AI Learning & A/B Testing
Let your AI get smarter over time with sentiment tracking, empathy learning, and procedure experiments.
What is AI Learning?
AI Learning brings together two powerful optimization features: sentiment tracking (how well your AI recovers upset callers) and A/B testing (comparing different versions of procedures to see which performs better). Together, they help your AI continuously improve.
Sentiment Tracking
When your AI detects that a caller is frustrated, it can automatically add empathetic language to its responses. The AI Learning page shows you how effective these interventions are.
Key metrics
| Metric | What It Means |
|---|---|
| Total Interventions | How many times the AI added empathy to a response because the caller was upset. |
| Recovery Rate | Percentage of upset callers who calmed down after the empathetic response. Higher is better. |
| By Sentiment Level | Breakdown between "Upset" (mild frustration) and "Irate" (strong frustration). |
A/B Testing (Experiments)
A/B testing lets you compare two versions of a procedure to see which one performs better. For example, you might test a shorter greeting against a longer one, or a different question order.
How to run an experiment
Open a procedure in Flow Builder and click "+ Add Variant." This creates a copy you can modify.
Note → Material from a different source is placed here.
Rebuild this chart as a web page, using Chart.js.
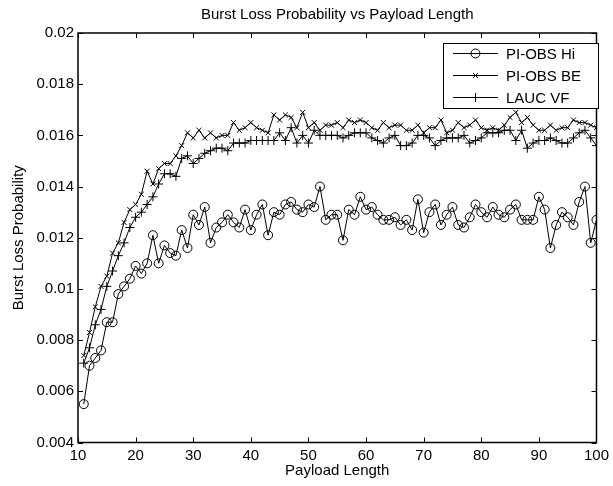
<!DOCTYPE html>
<html>
<head>
<meta charset="utf-8">
<script src="https://cdn.jsdelivr.net/npm/chart.js@4/dist/chart.umd.min.js"></script>
<style>
  html, body { margin: 0; padding: 0; background: #fff; }
  #wrap { width: 613px; height: 486px; }
</style>
</head>
<body>
<div id="wrap"><canvas id="chart"></canvas></div>
<script>
// ── Data ──
const payload = [11,12,13,14,15,16,17,18,19,20,21,22,23,24,25,26,27,28,29,30,
  31,32,33,34,35,36,37,38,39,40,41,42,43,44,45,46,47,48,49,50,
  51,52,53,54,55,56,57,58,59,60,61,62,63,64,65,66,67,68,69,70,
  71,72,73,74,75,76,77,78,79,80,81,82,83,84,85,86,87,88,89,90,
  91,92,93,94,95,96,97,98,99,100];

const piObsHi = [0.0055,0.0070,0.0073,0.0076,0.0087,0.0087,0.0098,0.0101,0.0104,0.0109,
  0.0106,0.0110,0.0121,0.0110,0.0117,0.0114,0.0113,0.0123,0.0116,0.0129,
  0.0125,0.0132,0.0118,0.0124,0.0126,0.0129,0.0126,0.0124,0.0131,0.0123,
  0.0129,0.0133,0.0121,0.0130,0.0129,0.0133,0.0134,0.0131,0.0130,0.0133,
  0.0132,0.0140,0.0127,0.0129,0.0129,0.0119,0.0131,0.0129,0.0136,0.0131,
  0.0132,0.0129,0.0127,0.0127,0.0128,0.0125,0.0127,0.0123,0.0135,0.0122,
  0.0130,0.0133,0.0125,0.0129,0.0132,0.0125,0.0124,0.0128,0.0133,0.0130,
  0.0128,0.0132,0.0129,0.0128,0.0131,0.0133,0.0127,0.0127,0.0127,0.0136,
  0.0131,0.0116,0.0125,0.0130,0.0128,0.0125,0.0134,0.0140,0.0118,0.0127];

const piObsBe = [0.0074,0.0083,0.0093,0.0101,0.0105,0.0114,0.0118,0.0126,0.0131,0.0133,
  0.0137,0.0146,0.0141,0.0147,0.0149,0.0149,0.0152,0.0156,0.0161,0.0159,
  0.0162,0.0159,0.0161,0.0159,0.0160,0.0160,0.0165,0.0162,0.0163,0.0165,
  0.0163,0.0162,0.0161,0.0168,0.0166,0.0168,0.0167,0.0163,0.0169,0.0163,
  0.0165,0.0162,0.0164,0.0164,0.0165,0.0163,0.0166,0.0165,0.0166,0.0165,
  0.0163,0.0162,0.0165,0.0163,0.0164,0.0164,0.0162,0.0162,0.0164,0.0161,
  0.0163,0.0163,0.0166,0.0161,0.0162,0.0165,0.0163,0.0164,0.0166,0.0163,
  0.0162,0.0163,0.0162,0.0164,0.0167,0.0169,0.0165,0.0167,0.0164,0.0162,
  0.0162,0.0164,0.0162,0.0163,0.0163,0.0166,0.0165,0.0165,0.0164,0.0163];

const laucVf = [0.0071,0.0077,0.0086,0.0092,0.0101,0.0107,0.0113,0.0118,0.0124,0.0128,
  0.0130,0.0133,0.0136,0.0141,0.0145,0.0145,0.0144,0.0151,0.0152,0.0149,
  0.0151,0.0153,0.0154,0.0155,0.0155,0.0154,0.0157,0.0157,0.0157,0.0158,
  0.0158,0.0158,0.0158,0.0158,0.0161,0.0158,0.0163,0.0157,0.0160,0.0157,
  0.0162,0.0160,0.0160,0.0160,0.0160,0.0159,0.0160,0.0161,0.0161,0.0161,
  0.0159,0.0158,0.0157,0.0159,0.0160,0.0156,0.0156,0.0157,0.0160,0.0160,
  0.0159,0.0156,0.0158,0.0159,0.0159,0.0159,0.0160,0.0157,0.0158,0.0159,
  0.0161,0.0161,0.0161,0.0162,0.0162,0.0158,0.0162,0.0155,0.0157,0.0158,
  0.0158,0.0159,0.0158,0.0157,0.0157,0.0159,0.0161,0.0162,0.0159,0.0156];

const xTicks = [10,20,30,40,50,60,70,80,90,100];
const yTicks = [0.004,0.006,0.008,0.01,0.012,0.014,0.016,0.018,0.02];
const seriesNames = ["PI-OBS Hi", "PI-OBS BE", "LAUC VF"];

const FONT = "Arial, 'Liberation Sans', sans-serif";
Chart.defaults.font.family = FONT;
Chart.defaults.font.size = 15;
Chart.defaults.color = "#000";

const pts = vals => payload.map((x, i) => ({ x, y: vals[i] }));

// ── MATLAB-ish frame with inward ticks on all four sides ──
const framePlugin = {
  id: "frame",
  afterDatasetsDraw(chart) {
    const { ctx, chartArea: a, scales: { x, y } } = chart;
    const len = 5;
    ctx.save();
    ctx.strokeStyle = "#000";
    ctx.lineWidth = 1;
    ctx.beginPath();
    xTicks.forEach(v => {
      const px = Math.round(x.getPixelForValue(v)) + 0.5;
      ctx.moveTo(px, a.bottom); ctx.lineTo(px, a.bottom - len);
      ctx.moveTo(px, a.top);    ctx.lineTo(px, a.top + len);
    });
    yTicks.forEach(v => {
      const py = Math.round(y.getPixelForValue(v)) + 0.5;
      ctx.moveTo(a.left, py);  ctx.lineTo(a.left + len, py);
      ctx.moveTo(a.right, py); ctx.lineTo(a.right - len, py);
    });
    ctx.stroke();
    ctx.lineWidth = 1.5;
    ctx.strokeRect(a.left, a.top, a.right - a.left, a.bottom - a.top);
    ctx.restore();
  }
};

// ── Legend box inside the plot, top right ──
const legendPlugin = {
  id: "boxLegend",
  afterDraw(chart) {
    const { ctx } = chart;
    const bx = 443, by = 43, bw = 155, bh = 65;
    ctx.save();
    ctx.fillStyle = "#fff";
    ctx.fillRect(bx, by, bw, bh);
    ctx.strokeStyle = "#000";
    ctx.lineWidth = 1;
    ctx.strokeRect(bx + 0.5, by + 0.5, bw, bh);
    ctx.font = "15px " + FONT;
    ctx.textBaseline = "middle";
    ctx.fillStyle = "#000";
    seriesNames.forEach((name, i) => {
      const cy = by + 10.5 + i * 22;
      const cx = 475.5;
      ctx.beginPath();
      ctx.moveTo(453, cy); ctx.lineTo(498, cy);
      if (i === 0) {
        ctx.moveTo(cx + 4.5, cy);
        ctx.arc(cx, cy, 4.5, 0, Math.PI * 2);
      } else if (i === 1) {
        ctx.moveTo(cx - 2.5, cy - 2.5); ctx.lineTo(cx + 2.5, cy + 2.5);
        ctx.moveTo(cx - 2.5, cy + 2.5); ctx.lineTo(cx + 2.5, cy - 2.5);
      } else {
        ctx.moveTo(cx, cy - 4.5); ctx.lineTo(cx, cy + 4.5);
      }
      ctx.stroke();
      ctx.fillText(name, 506, cy + 1);
    });
    ctx.restore();
  }
};

const line = (label, vals, style, radius) => ({
  label,
  data: pts(vals),
  borderColor: "#000",
  backgroundColor: "rgba(0,0,0,0)",
  borderWidth: 1,
  pointStyle: style,
  pointRadius: radius,
  pointBorderColor: "#000",
  pointBorderWidth: 1,
  pointBackgroundColor: "rgba(0,0,0,0)",
  tension: 0,
  fill: false,
});

new Chart(document.getElementById("chart"), {
  type: "line",
  data: {
    datasets: [
      line(seriesNames[2], laucVf, "cross", 4.5),
      line(seriesNames[1], piObsBe, "crossRot", 3.5),
      line(seriesNames[0], piObsHi, "circle", 4.5),
    ]
  },
  options: {
    responsive: true,
    maintainAspectRatio: false,
    animation: false,
    layout: { padding: { top: 0, right: 12, left: 0, bottom: 0 } },
    plugins: {
      legend: { display: false },
      tooltip: { enabled: false },
      title: {
        display: true,
        fullSize: false,
        text: "Burst Loss Probability vs Payload Length",
        font: { size: 15, weight: "normal" },
        color: "#000",
        padding: { top: 6, bottom: 9 },
      },
    },
    scales: {
      x: {
        type: "linear",
        min: 10, max: 100,
        afterBuildTicks: s => { s.ticks = xTicks.map(v => ({ value: v })); },
        afterFit: s => { s.height = 43.5; },
        grid: { display: false, drawTicks: false },
        border: { display: false },
        ticks: { padding: 4, color: "#000", maxRotation: 0, autoSkip: false },
        title: { display: true, text: "Payload Length", color: "#000", padding: { top: 0, bottom: 6 } },
      },
      y: {
        type: "linear",
        min: 0.004, max: 0.02,
        afterBuildTicks: s => { s.ticks = yTicks.map(v => ({ value: v })); },
        afterFit: s => { s.width = 78; },
        grid: { display: false, drawTicks: false },
        border: { display: false },
        ticks: {
          padding: 4, color: "#000", autoSkip: false,
          callback: v => String(Number(v.toFixed(3))),
        },
        title: { display: true, text: "Burst Loss Probability", color: "#000", padding: { top: 10, bottom: 0 } },
      },
    },
  },
  plugins: [framePlugin, legendPlugin],
});
</script>
</body>
</html>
Edit the variant with your proposed improvements. Change wording, reorder steps, or try different approaches.
When you publish, BLEUM automatically splits incoming traffic between the original and the variant.
Watch the A/B Testing page to see which version has better completion rates, shorter handle times, or higher satisfaction.
Understanding results
BLEUM tracks statistical confidence to help you make decisions. Wait until you have enough data (usually at least 100 calls per variant) before drawing conclusions. The system will show you when results are statistically significant.
Common Questions
BLEUM randomly assigns each caller to either the original or the variant. The split is roughly 50/50. Each caller consistently gets the same version if they call back during the experiment.
Yes, you can run experiments on different procedures simultaneously. However, avoid running multiple experiments on the same procedure at the same time, as it makes results harder to interpret.